For instance, the CFTC complaint alleges that the respondents claimed that their systems showed monthly profits ranging from $3,650 to $16,650, when in fact, Viele had either suffered a monthly net loss or had not traded at all, and various clients suffered losses. By such acts, the CFTC complaint alleges that the respondents violated the anti-fraud provisions of the Commodity Exchange Act (CEA) and Commission regulations. The complaint also alleges that respondents violated Commission regulations by failing to include the required cautionary statement about the limitations of hypothetical trading in their advertising or in their track record promotional materials.

A public hearing has been ordered to determine whether the allegations are true, and, if so, what sanctions are appropriate and in the public interest. Possible sanctions include an order directing respondents to cease and desist from violating the CEA and Commission regulations, civil monetary penalties, restitution to defrauded customers, trading prohibitions, and revocation, suspension, or restriction of Flavell’s and Kates’ registrations with the CFTC.

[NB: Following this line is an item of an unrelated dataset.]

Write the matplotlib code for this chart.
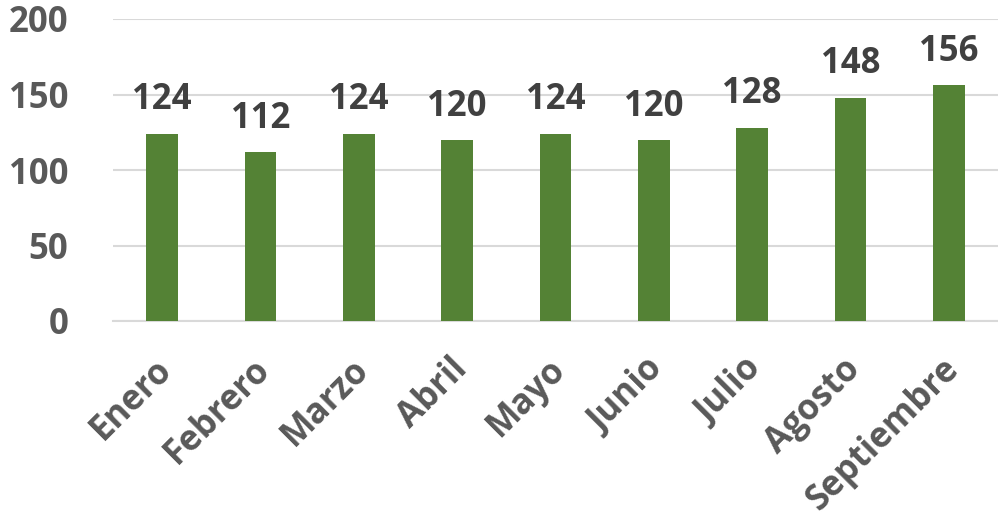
import matplotlib
matplotlib.use("Agg")
import matplotlib.pyplot as plt
import matplotlib.transforms as mtransforms

months = ["Enero", "Febrero", "Marzo", "Abril", "Mayo", "Junio", "Julio", "Agosto", "Septiembre"]
values = [124, 112, 124, 120, 124, 120, 128, 148, 156]
yticks = [0, 50, 100, 150, 200]

plt.rcParams['font.family'] = ['Open Sans', 'DejaVu Sans']

fig = plt.figure(figsize=(9.98, 5.19), dpi=100)
ax = fig.add_axes([113/998, 1 - 321/519, 885/998, (321-19)/519])

x = list(range(len(months)))
ax.bar(x, values, width=0.32, color="#548235", zorder=3)
for xi, v in zip(x, values):
    ax.annotate(str(v), (xi, v), xytext=(0, 11), textcoords="offset points",
                ha="center", va="bottom", fontsize=25, fontweight="bold", color="#404040")

ax.set_xlim(-0.5, len(months) - 0.5)
ax.set_ylim(0, 200)
ax.set_yticks(yticks)
ax.set_yticklabels([str(t) for t in yticks], fontsize=25, fontweight="bold", color="#595959")
ax.set_xticks(x)
ax.set_xticklabels(months, rotation=45, ha="right", rotation_mode="anchor",
                   fontsize=25, fontweight="bold", color="#595959")
ax.tick_params(axis="both", length=0)
ax.tick_params(axis="y", pad=32)
ax.tick_params(axis="x", pad=22)
offset = mtransforms.ScaledTranslation(-0.08, 0, fig.dpi_scale_trans)
for lbl in ax.get_xticklabels():
    lbl.set_transform(lbl.get_transform() + offset)
ax.yaxis.grid(True, color="#d9d9d9", linewidth=1.5, zorder=0)
for s in ["top", "right", "left"]:
    ax.spines[s].set_visible(False)
ax.spines["bottom"].set_color("#d9d9d9")
ax.spines["bottom"].set_linewidth(1.5)

fig.savefig("out.png", dpi=100)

In other CFTC enforcement actions today, the CFTC also announced that it filed and simultaneously settled four administrative actions and filed a civil injunctive complaint in the United States District Court for the Northern District of California involving the fraudulent promotion of commodity trading systems over the Internet (see CFTC News Release 4442-00, September 7, 2000). Those actions are part of the CFTC’s on-going law enforcement initiative to address the fraudulent solicitation of customers by commodity trading advisors over the Internet.

On May 1, 2000, the CFTC announced the law enforcement initiative in conjunction with the filing and simultaneous settlement of ten administrative actions against promoters of commodity trading systems who used the Internet to solicit customers and the issuance of a related Consumer Advisory concerning such solicitations (see CFTC News Release 4397-00, May 1, 2000).